A way for Brehon law to survive, thrive and spread beyond Ireland is needed.
 
Again promoting my Chaos TL as usual:

"Women are accepted as part of the workforce - before they have kids, or after said kids have left the home; in the time between, only work that can be arranged with familiar duties is OK, which doesn't allow for great careers of course."

"Feminism achieved female suffrage and women entering the workforce, but didn't develop more radical positions (that weren't suppressed)"

This development being stopped by the German technocratic dictatorship, which wasn't too fond of unlimited abortions or the Socialist wing of feminism.
 
I've never really thought about women's rights in my Afrikaner TL, which is my most-developed ATL, beyond how women's suffrage came to be in the Afrikaner Confederation.

(Due to its decentralized nature, some staten had it before others did, much like in the United States. The Confederation suffered a great deal of instability and revolt by non-whites in the aftermath of WWI and women throughout the state were granted suffrage in recognition of how they helped keep the Afrikaner people from being overthrown or even exterminated, especially in places where most of the men had gone off to war.
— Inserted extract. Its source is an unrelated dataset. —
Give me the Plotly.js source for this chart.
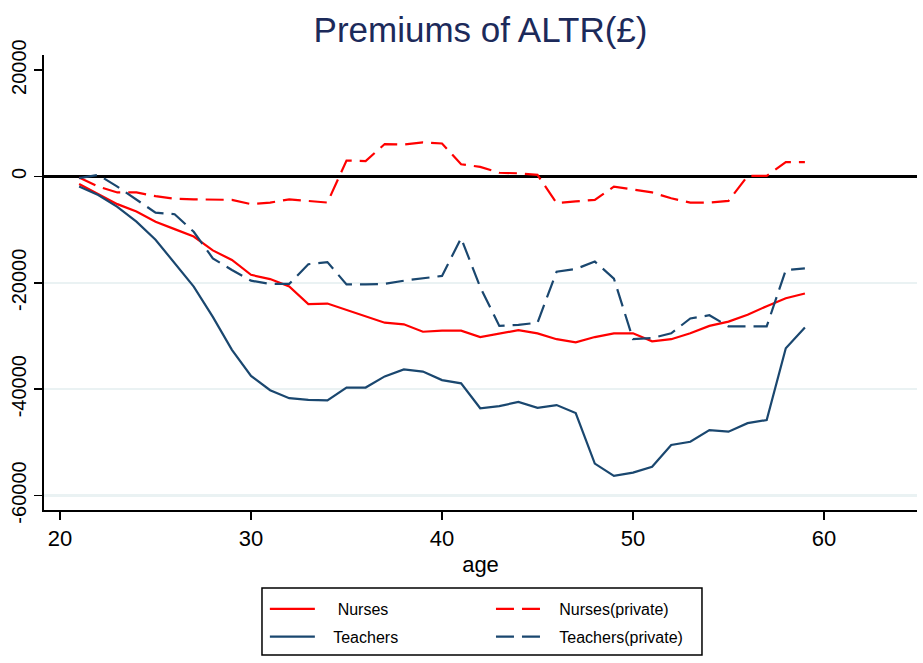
<!DOCTYPE html>
<html>
<head>
<meta charset="utf-8">
<script src="https://cdn.plot.ly/plotly-3.0.1.min.js"></script>
<style>
  body { margin: 0; background: #fff; }
  #chart { width: 923px; height: 663px; }
</style>
</head>
<body>
<div id="chart"></div>
<script>
// ages on the x axis
var ages = [21,22,23,24,25,26,27,28,29,30,31,32,33,34,35,36,37,38,39,40,
            41,42,43,44,45,46,47,48,49,50,51,52,53,54,55,56,57,58,59];

// premiums (GBP)
var nurses = [-1400,-3350,-5200,-6600,-8500,-9900,-11300,-13900,-15700,-18500,
              -19300,-20700,-24000,-23900,-25100,-26300,-27500,-27800,-29200,-29000,
              -29000,-30200,-29500,-28900,-29500,-30600,-31200,-30200,-29500,-29500,
              -31000,-30600,-29500,-28100,-27300,-26000,-24400,-22900,-22000];

var teachers = [-1900,-3500,-5700,-8500,-11900,-16200,-20700,-26400,-32600,-37500,
                -40200,-41700,-42000,-42100,-39700,-39700,-37600,-36300,-36700,-38300,
                -38900,-43600,-43200,-42400,-43500,-43000,-44500,-54000,-56300,-55700,
                -54600,-50500,-49900,-47700,-48000,-46400,-45800,-32300,-28400];

var nursesPrivate = [-200,-1900,-3000,-3000,-3700,-4200,-4300,-4300,-4400,-5200,
                     -4900,-4300,-4600,-4900,3000,2900,6100,6000,6400,6200,
                     2300,1800,700,600,300,-5000,-4700,-4400,-1900,-2500,
                     -3000,-4100,-4900,-4900,-4600,100,100,2700,2700];

var teachersPrivate = [-300,300,-1900,-4300,-6800,-7100,-10400,-15400,-17600,-19600,
                       -20200,-20200,-16500,-16100,-20300,-20300,-20200,-19600,-19100,-18700,
                       -11600,-20800,-28100,-27900,-27500,-17900,-17400,-16000,-19200,-30600,
                       -30400,-29500,-26700,-26100,-28200,-28200,-28200,-17600,-17300];

var xTicks = [20, 30, 40, 50, 60];
var yTicks = [-60000, -40000, -20000, 0, 20000];
var gridVals = [-60000, -40000, -20000];

var red = "#ff0000";
var navy = "#1a476f";
var dashPat = "18px,8px";
var font = "Arial, 'Liberation Sans', sans-serif";
var pad = function (n) { return "\u00a0".repeat(n); };  // legend text indent

var traces = [
  { x: ages, y: nurses, name: pad(4) + "Nurses", mode: "lines", legend: "legend",
    legendgroup: "a", line: { color: red, width: 2.2 } },
  { x: ages, y: nursesPrivate, name: pad(3) + "Nurses(private)", mode: "lines", legend: "legend2",
    legendgroup: "c", line: { color: red, width: 2.2, dash: dashPat } },
  { x: ages, y: teachers, name: pad(3) + "Teachers", mode: "lines", legend: "legend",
    legendgroup: "b", line: { color: navy, width: 2.2 } },
  { x: ages, y: teachersPrivate, name: pad(3) + "Teachers(private)", mode: "lines", legend: "legend2",
    legendgroup: "d", line: { color: navy, width: 2.2, dash: dashPat } }
];

var yRange = [-62730, 22850];

var layout = {
  width: 923, height: 663,
  margin: { l: 44, r: 6, t: 55, b: 153 },
  paper_bgcolor: "#fff", plot_bgcolor: "#fff",
  font: { family: font, color: "#000" },
  showlegend: true,
  title: { text: "Premiums of ALTR(£)", font: { size: 35, color: "#1c2a5a", family: font },
           x: 0.5, xref: "paper", xanchor: "center", y: 0.955, yanchor: "middle" },
  xaxis: {
    range: [19.16, 64.87], tickvals: xTicks, ticks: "outside", ticklen: 8, tickwidth: 1.5,
    tickcolor: "#000", showline: true, linecolor: "#000", linewidth: 2,
    showgrid: false, zeroline: false, tickfont: { size: 22 },
    title: { text: "age", font: { size: 22 }, standoff: 6 }
  },
  yaxis: {
    range: yRange, tickvals: yTicks, ticktext: yTicks.map(String), tickangle: -90,
    ticks: "outside", ticklen: 8, tickwidth: 1.5, tickcolor: "#000",
    showline: true, linecolor: "#000", linewidth: 2, showgrid: false,
    zeroline: true, zerolinecolor: "#000", zerolinewidth: 3,
    tickfont: { size: 20 }
  },
  yaxis2: {
    overlaying: "y", range: yRange, tickvals: gridVals, showgrid: true,
    gridcolor: "#eaf2f3", gridwidth: 2.5, showticklabels: false, ticks: "",
    showline: false, zeroline: false
  },
  legend: {
    x: 0.253, xanchor: "left", y: -0.18, yanchor: "top",
    font: { size: 16 }, bgcolor: "rgba(0,0,0,0)", itemwidth: 45, tracegroupgap: 4
  },
  legend2: {
    x: 0.512, xanchor: "left", y: -0.18, yanchor: "top",
    font: { size: 16 }, bgcolor: "rgba(0,0,0,0)", itemwidth: 45, tracegroupgap: 4
  },
  shapes: [
    { type: "rect", xref: "paper", yref: "paper", x0: 0.2497, x1: 0.7537, y0: -0.3187, y1: -0.1714,
      line: { color: "#000", width: 1.5 }, fillcolor: "rgba(0,0,0,0)" }
  ]
};

// invisible point on yaxis2 so the grid axis is drawn
traces.push({ x: [ages[0]], y: [0], yaxis: "y2", mode: "markers", showlegend: false,
              hoverinfo: "skip", marker: { opacity: 0 } });

Plotly.newPlot("chart", traces, layout, { staticPlot: true });
</script>
</body>
</html>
Comparisons to the biblical Deborah abounded.)

Conquest of a less-developed region by the Afrikaners might uplift women to a great degree because they would not tolerate suttee, female genital mutilation, etc. but any barriers that are left will be very hard to break because the Afrikaners think the ultimate basis for their way of life is GOD HIMSELF and one would need to convince them of the godliness of any social change first.

(They abolish slavery after an extensive and primarily Biblical debate. Women's suffrage and unionization also need to find biblical backing--Deborah provides the former and I'm sure some verse about church structure and everyone being held accountable can be found for the latter. Hmm...Presbyterian structure imposed on the workplace = workplace democracy?)

About societal changes elsewhere, many of the more reactionary Southern whites left for the Confederation after the Civil War, so women's suffrage might have come earlier nationwide (and in some individual states) in the United States.
 
Actually I think many timelines take women's rights into consideration just as they consider slavery and abolition. Since everybody is mentioning their own time line in Newtons Radio https://www.alternatehistory.com/discussion/showthread.php?t=73275

Womens rights are accelerated by a scientific change that cascades into social, religious and political changes.
I have the roots of Gynalism (OTL feminism ) starting in the mid 1700s and two of the major scientific minds of the 19th C are women, increased nonconformism, better education for women (so they can work the semaphore) all push things that way.
 
Weren't the Etruscans pretty egalitarian in regard to womens rights? If so, have the Etruscans either do better and butterfly Rome or have Rome be more culturally influenced by the Etrucans in this regard.